In the data below, find each line containing the string "React" and return it.

== Supplied data

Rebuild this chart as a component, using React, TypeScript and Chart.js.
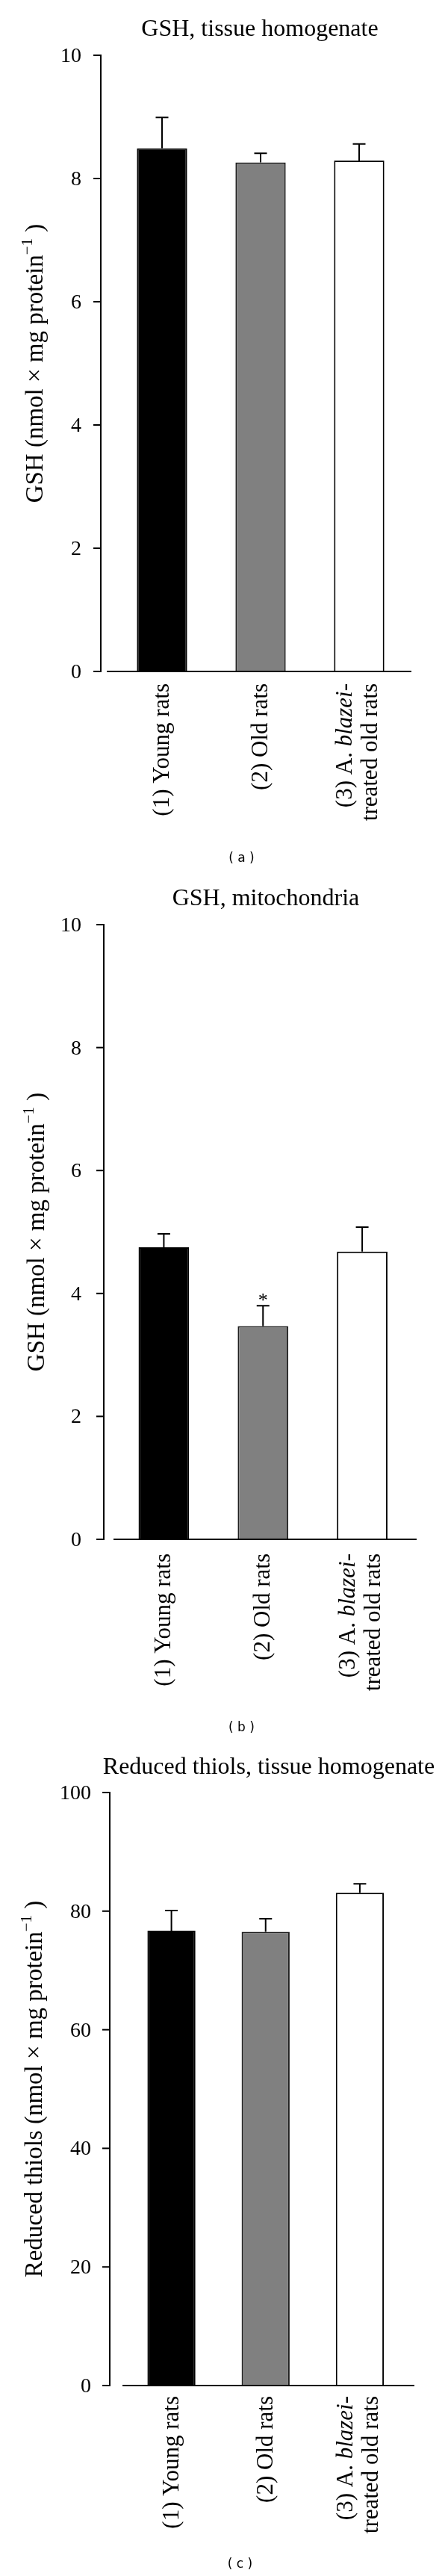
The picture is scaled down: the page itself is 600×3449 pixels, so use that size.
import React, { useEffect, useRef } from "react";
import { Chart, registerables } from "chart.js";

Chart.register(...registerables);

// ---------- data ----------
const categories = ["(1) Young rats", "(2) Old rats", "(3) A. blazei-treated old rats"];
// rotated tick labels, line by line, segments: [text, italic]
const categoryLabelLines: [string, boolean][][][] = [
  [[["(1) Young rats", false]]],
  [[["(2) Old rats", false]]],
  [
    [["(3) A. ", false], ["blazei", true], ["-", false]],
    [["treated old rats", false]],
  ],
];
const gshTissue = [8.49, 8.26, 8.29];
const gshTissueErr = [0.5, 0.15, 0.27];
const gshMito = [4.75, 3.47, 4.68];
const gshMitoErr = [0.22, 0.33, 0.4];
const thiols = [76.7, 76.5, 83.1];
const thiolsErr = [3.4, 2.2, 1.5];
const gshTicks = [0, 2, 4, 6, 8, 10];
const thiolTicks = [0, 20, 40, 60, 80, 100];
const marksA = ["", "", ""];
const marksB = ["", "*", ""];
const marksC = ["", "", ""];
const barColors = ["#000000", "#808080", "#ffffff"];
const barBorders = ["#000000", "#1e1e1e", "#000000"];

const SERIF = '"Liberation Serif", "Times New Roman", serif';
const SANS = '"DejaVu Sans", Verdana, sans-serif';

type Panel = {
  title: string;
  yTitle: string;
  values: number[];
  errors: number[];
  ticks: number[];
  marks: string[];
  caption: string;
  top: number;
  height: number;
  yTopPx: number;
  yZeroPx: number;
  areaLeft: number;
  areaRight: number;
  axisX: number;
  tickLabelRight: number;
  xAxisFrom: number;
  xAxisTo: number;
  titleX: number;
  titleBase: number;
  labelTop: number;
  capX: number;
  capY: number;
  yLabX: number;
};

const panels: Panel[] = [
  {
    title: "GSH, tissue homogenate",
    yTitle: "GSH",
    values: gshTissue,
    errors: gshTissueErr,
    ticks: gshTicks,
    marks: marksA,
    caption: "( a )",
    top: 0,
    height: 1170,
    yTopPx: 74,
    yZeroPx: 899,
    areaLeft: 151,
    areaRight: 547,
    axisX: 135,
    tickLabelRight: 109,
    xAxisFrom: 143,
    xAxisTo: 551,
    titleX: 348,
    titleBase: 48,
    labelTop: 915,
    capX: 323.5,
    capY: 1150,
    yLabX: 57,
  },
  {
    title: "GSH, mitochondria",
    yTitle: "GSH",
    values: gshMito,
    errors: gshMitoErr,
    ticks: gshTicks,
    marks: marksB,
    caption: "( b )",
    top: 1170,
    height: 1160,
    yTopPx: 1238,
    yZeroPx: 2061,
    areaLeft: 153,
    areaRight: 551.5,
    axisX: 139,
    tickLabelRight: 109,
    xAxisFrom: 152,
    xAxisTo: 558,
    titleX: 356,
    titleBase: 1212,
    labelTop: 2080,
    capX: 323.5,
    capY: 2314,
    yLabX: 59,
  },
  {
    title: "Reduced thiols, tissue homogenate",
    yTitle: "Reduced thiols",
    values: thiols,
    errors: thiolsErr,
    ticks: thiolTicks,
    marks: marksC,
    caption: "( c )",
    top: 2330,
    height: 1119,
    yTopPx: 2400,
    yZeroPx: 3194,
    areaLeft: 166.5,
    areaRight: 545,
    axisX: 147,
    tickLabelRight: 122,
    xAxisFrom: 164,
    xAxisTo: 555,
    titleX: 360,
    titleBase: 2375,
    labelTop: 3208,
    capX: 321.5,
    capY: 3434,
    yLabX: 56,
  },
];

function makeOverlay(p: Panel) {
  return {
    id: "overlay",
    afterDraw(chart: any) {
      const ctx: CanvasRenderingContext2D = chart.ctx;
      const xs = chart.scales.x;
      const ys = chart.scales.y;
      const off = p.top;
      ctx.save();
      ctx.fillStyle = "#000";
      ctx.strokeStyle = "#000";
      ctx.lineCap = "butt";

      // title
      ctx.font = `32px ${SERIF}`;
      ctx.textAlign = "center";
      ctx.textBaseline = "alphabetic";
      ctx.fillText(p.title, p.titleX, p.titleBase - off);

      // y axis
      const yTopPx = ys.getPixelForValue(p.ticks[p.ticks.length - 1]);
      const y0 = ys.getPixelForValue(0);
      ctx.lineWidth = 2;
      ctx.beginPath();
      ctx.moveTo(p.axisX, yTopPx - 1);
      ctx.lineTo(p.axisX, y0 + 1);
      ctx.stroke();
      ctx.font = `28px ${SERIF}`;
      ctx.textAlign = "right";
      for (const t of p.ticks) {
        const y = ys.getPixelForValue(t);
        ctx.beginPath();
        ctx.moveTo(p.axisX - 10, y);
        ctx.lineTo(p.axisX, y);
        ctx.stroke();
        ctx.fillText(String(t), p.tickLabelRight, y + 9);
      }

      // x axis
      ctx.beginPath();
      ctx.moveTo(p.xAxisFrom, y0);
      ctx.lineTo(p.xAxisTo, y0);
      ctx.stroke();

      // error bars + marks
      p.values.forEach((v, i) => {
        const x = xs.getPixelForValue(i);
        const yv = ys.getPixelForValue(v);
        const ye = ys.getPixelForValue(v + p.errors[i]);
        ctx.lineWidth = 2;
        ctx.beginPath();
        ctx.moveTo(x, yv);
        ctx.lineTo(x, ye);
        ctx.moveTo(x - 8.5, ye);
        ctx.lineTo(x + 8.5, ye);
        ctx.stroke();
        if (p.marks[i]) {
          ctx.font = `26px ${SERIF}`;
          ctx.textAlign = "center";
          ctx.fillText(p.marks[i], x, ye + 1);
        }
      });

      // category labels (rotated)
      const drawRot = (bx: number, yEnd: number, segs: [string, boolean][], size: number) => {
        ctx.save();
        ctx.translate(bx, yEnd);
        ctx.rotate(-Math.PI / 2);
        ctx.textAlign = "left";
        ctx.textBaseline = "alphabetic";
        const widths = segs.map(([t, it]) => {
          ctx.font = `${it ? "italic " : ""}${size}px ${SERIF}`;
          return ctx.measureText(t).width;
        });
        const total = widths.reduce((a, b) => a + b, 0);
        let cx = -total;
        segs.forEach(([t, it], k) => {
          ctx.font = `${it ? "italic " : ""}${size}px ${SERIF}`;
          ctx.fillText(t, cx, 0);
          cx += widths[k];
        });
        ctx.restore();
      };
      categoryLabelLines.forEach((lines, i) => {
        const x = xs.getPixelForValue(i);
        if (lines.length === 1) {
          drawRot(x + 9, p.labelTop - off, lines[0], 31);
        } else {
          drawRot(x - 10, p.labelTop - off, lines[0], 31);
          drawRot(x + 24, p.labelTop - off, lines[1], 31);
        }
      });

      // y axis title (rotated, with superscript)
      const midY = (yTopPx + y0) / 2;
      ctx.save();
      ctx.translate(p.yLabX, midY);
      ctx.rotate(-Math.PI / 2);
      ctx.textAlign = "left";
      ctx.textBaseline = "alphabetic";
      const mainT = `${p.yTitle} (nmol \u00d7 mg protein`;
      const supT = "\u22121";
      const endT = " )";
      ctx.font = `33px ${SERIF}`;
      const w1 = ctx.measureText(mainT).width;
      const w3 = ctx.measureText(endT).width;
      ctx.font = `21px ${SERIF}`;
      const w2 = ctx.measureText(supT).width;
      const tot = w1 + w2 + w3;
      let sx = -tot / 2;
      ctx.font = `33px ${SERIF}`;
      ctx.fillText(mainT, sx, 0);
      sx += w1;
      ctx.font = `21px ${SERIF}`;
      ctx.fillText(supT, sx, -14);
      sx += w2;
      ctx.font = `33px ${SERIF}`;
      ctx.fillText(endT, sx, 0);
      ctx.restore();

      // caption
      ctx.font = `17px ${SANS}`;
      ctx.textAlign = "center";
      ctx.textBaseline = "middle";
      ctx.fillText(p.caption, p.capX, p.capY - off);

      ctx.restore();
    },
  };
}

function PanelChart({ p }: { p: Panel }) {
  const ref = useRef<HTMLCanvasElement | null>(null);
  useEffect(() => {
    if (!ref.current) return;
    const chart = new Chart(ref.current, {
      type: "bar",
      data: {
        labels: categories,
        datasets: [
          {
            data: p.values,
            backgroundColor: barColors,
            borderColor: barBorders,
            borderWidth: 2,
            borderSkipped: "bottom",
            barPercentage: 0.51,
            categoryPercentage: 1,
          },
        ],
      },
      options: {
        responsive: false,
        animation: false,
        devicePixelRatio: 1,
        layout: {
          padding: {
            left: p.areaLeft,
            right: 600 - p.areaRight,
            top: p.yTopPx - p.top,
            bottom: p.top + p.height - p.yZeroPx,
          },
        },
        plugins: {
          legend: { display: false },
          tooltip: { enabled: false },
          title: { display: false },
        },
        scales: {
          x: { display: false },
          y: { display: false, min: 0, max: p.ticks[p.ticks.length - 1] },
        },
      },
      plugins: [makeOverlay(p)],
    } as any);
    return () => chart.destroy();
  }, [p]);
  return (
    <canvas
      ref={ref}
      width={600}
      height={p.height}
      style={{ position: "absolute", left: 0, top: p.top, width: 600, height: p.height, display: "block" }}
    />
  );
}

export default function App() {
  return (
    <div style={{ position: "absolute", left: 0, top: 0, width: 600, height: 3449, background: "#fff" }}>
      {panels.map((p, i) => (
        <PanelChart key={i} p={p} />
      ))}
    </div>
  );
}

====

Exercise output:
Rebuild this chart as a component, using React, TypeScript and Chart.js.
import React, { useEffect, useRef } from "react";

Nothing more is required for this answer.